◆ **WHAT YOU SHOULD DO**
Which lines include the word "this"? Copy each of them.

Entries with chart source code
----
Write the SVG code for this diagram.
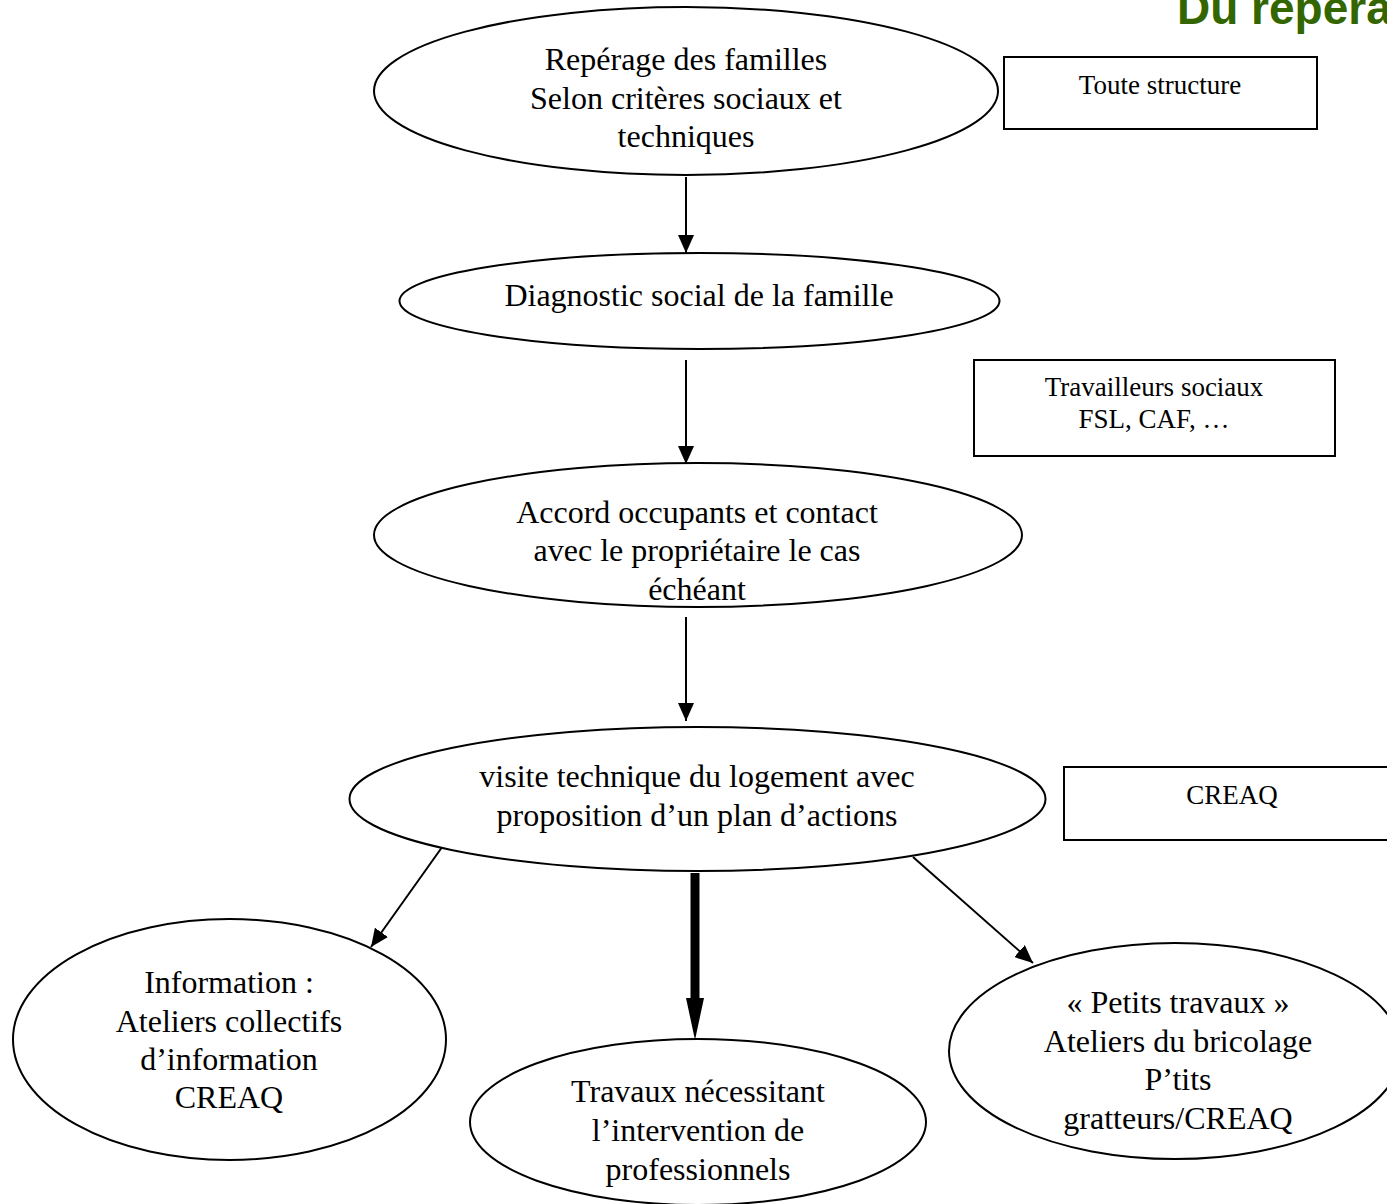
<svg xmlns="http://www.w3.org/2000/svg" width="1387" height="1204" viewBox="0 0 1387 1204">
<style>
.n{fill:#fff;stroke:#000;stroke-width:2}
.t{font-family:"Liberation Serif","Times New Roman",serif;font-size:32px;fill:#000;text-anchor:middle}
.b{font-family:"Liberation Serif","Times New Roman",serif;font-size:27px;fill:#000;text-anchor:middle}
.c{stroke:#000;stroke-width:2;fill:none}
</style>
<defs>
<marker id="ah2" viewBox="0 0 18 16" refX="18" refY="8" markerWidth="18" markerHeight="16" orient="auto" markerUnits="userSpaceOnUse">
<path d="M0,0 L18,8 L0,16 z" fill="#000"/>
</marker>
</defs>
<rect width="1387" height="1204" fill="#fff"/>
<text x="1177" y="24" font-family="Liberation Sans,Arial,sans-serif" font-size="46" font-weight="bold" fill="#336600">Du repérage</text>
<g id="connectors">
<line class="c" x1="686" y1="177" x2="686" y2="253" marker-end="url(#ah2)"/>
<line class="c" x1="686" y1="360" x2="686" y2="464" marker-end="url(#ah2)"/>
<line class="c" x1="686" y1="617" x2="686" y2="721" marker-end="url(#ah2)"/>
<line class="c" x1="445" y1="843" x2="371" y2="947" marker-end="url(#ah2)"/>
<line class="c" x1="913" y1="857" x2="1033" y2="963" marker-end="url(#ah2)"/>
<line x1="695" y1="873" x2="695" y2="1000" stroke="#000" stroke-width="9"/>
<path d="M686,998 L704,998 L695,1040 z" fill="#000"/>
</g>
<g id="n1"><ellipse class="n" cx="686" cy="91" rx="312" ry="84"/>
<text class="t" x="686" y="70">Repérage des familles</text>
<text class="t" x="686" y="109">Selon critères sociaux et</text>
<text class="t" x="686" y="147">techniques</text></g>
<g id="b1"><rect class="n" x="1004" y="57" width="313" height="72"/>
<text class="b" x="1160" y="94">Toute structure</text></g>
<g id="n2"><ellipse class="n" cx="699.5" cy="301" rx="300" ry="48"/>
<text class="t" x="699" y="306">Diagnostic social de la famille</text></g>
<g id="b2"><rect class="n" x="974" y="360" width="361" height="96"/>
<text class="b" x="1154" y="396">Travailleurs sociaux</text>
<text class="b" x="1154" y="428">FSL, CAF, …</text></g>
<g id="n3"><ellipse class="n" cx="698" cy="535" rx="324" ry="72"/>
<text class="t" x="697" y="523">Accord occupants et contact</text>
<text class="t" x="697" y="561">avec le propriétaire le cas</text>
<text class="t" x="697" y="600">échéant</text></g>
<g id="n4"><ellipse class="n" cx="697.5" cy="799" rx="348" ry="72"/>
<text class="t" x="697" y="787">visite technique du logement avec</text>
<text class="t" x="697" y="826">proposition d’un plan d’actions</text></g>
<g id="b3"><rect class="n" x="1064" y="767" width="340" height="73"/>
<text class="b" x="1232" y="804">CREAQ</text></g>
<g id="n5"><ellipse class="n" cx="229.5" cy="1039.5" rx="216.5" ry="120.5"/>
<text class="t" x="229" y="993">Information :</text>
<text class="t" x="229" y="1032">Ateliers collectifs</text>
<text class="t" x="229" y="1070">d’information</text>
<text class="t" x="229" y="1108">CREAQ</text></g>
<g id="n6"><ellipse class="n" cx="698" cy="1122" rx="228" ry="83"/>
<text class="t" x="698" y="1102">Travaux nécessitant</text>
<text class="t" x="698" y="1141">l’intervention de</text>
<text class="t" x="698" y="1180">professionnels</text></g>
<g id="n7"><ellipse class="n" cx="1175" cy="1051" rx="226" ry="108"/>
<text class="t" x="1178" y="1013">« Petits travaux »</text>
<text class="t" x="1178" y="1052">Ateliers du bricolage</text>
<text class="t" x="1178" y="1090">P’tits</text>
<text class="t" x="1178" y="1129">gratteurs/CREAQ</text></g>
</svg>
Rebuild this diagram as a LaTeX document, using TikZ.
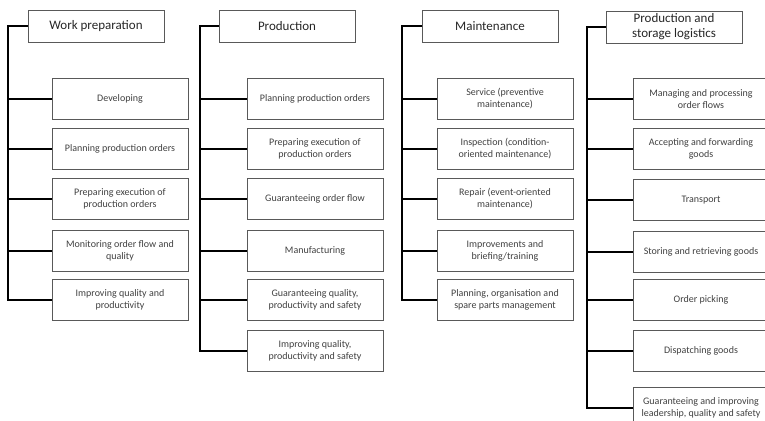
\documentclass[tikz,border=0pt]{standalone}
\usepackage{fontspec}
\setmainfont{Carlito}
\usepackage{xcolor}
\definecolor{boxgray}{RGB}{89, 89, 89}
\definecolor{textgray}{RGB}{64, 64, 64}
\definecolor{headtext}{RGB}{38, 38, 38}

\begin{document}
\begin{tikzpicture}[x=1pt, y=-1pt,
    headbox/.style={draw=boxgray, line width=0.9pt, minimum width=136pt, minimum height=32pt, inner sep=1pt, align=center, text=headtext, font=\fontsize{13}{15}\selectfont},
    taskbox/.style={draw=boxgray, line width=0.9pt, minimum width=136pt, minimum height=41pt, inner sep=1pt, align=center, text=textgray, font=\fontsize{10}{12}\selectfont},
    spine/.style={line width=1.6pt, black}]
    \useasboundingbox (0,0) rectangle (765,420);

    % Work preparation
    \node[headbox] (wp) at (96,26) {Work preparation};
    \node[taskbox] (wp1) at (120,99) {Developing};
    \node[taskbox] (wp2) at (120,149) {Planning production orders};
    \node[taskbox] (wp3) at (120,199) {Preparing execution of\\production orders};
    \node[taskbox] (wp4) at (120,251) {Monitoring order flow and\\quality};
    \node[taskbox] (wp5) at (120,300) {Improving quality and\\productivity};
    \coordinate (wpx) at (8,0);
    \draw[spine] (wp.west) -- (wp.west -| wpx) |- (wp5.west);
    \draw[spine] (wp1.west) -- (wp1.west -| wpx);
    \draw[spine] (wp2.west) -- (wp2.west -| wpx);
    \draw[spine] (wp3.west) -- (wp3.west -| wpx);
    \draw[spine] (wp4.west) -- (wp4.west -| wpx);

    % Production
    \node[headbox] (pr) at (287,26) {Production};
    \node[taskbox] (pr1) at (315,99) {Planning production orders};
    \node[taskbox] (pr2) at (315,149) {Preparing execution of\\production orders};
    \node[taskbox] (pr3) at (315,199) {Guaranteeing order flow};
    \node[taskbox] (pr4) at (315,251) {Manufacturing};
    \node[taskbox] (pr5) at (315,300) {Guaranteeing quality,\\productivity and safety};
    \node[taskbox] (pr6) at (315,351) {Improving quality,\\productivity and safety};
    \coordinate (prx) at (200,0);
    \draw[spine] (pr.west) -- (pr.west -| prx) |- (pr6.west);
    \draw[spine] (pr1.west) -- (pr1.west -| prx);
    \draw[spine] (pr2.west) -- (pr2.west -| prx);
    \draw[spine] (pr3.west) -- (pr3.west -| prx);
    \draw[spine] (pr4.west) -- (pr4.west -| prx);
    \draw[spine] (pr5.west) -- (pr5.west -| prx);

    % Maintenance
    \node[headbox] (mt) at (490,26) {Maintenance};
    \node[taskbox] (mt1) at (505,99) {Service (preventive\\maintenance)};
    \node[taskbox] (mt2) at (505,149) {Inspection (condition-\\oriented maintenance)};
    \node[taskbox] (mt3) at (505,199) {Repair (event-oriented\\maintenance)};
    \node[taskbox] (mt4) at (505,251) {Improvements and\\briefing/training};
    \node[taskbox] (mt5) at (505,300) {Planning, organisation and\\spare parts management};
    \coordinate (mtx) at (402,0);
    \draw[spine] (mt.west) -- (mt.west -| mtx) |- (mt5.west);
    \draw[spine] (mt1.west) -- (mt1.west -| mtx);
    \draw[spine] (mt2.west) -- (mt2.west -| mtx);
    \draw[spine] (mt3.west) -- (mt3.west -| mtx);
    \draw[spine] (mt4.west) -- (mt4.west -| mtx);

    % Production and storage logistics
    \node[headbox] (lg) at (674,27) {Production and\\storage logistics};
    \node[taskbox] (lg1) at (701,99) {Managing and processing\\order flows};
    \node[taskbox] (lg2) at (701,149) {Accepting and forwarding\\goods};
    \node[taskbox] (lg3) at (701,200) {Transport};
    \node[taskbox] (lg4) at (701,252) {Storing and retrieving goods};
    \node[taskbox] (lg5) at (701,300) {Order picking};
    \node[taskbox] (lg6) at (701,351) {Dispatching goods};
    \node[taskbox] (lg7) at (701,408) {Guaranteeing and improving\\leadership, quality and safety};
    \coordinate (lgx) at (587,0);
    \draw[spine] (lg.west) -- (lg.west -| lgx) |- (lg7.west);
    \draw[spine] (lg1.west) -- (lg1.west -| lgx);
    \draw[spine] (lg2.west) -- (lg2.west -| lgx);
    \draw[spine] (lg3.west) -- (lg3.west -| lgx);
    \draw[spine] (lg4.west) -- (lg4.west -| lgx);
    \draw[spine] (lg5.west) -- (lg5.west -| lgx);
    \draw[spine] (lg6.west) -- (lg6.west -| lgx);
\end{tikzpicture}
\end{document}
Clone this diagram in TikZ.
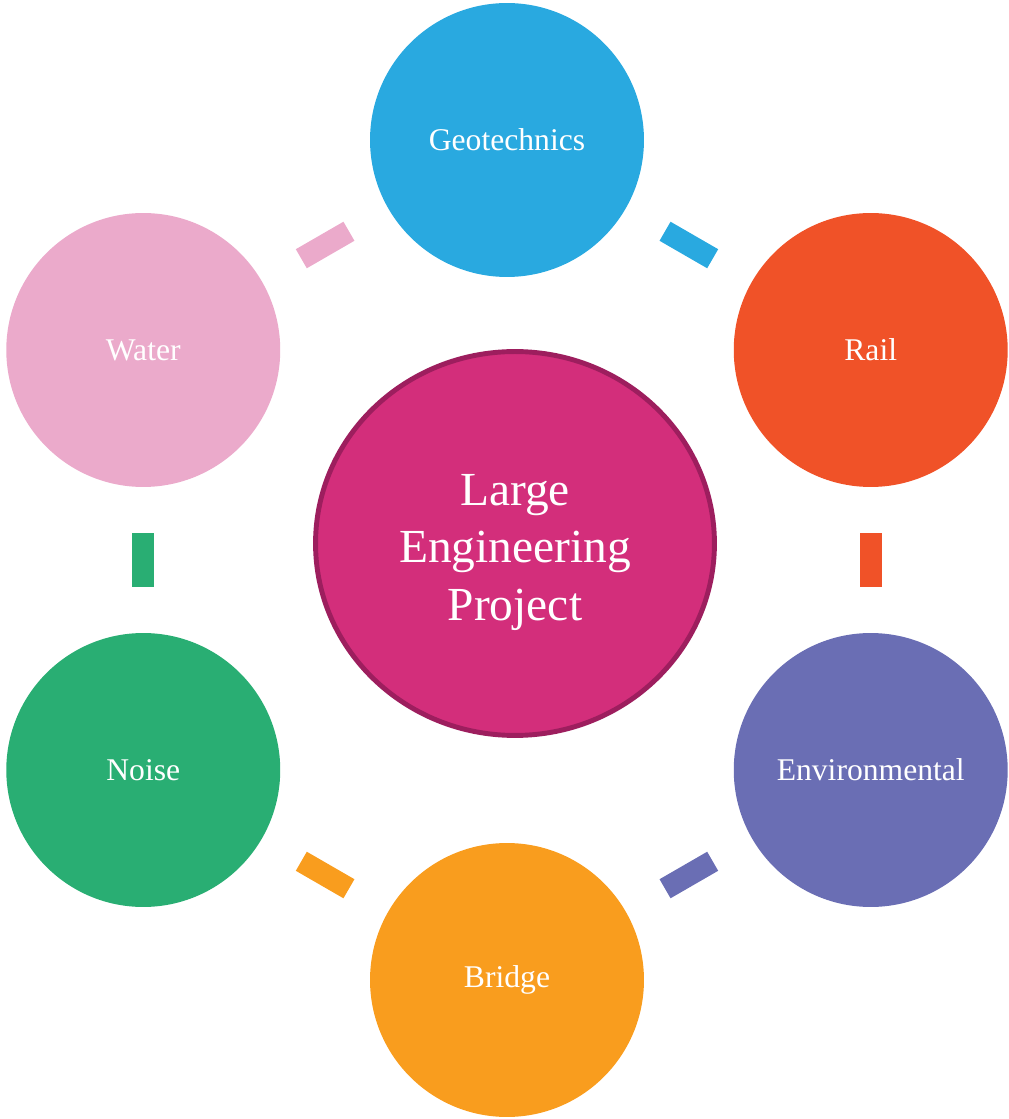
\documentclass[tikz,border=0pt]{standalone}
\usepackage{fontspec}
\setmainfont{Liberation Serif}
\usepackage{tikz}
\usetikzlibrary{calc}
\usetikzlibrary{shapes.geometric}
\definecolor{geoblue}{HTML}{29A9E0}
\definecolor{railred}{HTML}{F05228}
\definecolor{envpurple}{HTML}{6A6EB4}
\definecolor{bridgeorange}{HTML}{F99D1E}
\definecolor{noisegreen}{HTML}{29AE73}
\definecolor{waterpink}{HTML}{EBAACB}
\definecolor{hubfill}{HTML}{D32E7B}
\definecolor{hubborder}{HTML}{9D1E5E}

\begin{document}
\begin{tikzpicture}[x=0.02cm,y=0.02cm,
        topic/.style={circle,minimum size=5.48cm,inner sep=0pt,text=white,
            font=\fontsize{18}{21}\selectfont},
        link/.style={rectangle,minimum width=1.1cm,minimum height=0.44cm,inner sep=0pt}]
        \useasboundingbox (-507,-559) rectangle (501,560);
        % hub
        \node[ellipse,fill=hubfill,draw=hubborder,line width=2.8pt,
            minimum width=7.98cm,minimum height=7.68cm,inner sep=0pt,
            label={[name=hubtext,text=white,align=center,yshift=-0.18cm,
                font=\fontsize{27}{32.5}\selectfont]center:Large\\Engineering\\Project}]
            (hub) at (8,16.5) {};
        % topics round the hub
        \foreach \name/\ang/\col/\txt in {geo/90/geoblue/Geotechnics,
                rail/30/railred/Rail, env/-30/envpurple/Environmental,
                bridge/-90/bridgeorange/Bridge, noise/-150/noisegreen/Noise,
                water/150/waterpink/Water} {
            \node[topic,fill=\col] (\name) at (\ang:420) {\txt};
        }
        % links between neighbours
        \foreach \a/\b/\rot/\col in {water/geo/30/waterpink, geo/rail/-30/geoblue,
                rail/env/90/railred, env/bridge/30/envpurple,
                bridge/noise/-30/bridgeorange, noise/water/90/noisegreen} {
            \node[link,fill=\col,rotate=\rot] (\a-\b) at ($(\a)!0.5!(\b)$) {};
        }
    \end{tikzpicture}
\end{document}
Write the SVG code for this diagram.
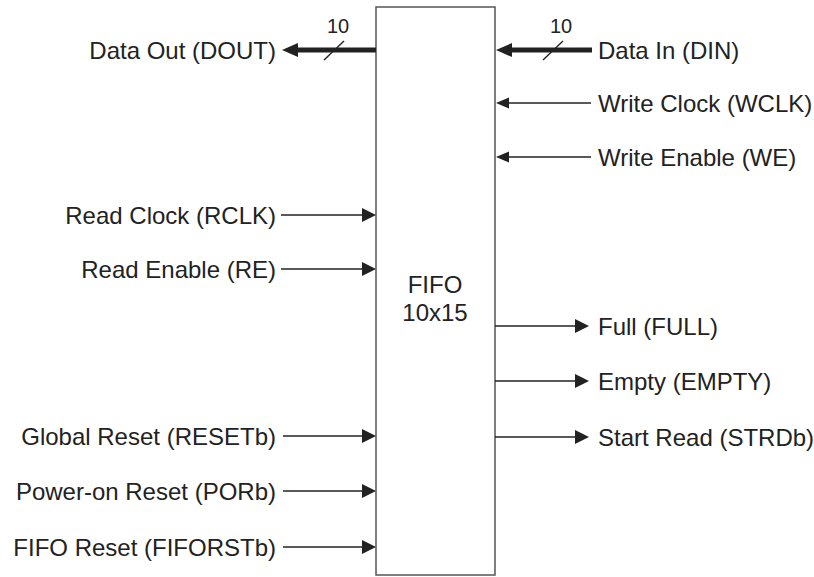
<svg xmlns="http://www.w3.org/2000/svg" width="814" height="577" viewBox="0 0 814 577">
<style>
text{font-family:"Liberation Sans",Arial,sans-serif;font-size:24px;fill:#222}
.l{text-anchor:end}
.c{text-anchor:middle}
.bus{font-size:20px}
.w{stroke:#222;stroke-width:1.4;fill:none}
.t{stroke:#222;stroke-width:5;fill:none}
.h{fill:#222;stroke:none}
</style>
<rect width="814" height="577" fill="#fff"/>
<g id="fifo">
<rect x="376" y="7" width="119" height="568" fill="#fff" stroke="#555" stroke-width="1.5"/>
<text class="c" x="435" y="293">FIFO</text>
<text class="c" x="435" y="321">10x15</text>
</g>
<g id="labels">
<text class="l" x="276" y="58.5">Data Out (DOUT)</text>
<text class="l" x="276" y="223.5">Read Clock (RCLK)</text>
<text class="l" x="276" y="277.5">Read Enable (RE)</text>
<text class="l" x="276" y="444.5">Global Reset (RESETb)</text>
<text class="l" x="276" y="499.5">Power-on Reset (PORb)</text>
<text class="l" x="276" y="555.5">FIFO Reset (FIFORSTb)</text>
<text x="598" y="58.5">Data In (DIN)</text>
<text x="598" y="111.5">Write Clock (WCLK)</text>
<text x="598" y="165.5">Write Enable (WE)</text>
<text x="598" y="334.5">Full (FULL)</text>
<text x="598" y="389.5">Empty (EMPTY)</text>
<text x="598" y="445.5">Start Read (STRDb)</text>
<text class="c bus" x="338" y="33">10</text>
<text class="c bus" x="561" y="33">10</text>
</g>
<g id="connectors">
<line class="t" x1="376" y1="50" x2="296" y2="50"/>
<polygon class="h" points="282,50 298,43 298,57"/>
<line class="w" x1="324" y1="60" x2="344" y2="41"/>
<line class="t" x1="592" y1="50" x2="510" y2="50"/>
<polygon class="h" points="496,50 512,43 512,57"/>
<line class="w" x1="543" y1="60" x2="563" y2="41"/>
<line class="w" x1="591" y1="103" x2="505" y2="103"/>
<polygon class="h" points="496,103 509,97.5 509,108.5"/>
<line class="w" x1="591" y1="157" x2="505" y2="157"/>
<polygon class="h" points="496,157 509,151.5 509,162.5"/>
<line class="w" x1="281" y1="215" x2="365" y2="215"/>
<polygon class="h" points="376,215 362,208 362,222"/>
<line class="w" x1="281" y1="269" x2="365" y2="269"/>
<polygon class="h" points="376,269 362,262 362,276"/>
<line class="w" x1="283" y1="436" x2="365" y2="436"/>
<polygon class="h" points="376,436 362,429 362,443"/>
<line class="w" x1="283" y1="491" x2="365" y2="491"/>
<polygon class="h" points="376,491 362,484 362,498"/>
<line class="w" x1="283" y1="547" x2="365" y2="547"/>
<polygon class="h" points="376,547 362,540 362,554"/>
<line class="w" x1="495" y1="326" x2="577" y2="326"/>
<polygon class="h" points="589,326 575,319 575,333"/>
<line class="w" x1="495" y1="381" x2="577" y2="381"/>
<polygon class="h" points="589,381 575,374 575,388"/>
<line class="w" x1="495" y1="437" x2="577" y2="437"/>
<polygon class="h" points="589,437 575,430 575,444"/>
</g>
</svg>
----
◆ **EXERCISE OUTPUT**
Write the SVG code for this diagram.
Rebuild this diagram as a LaTeX document, using TikZ.
Clone this diagram in TikZ.
Write the SVG code for this diagram.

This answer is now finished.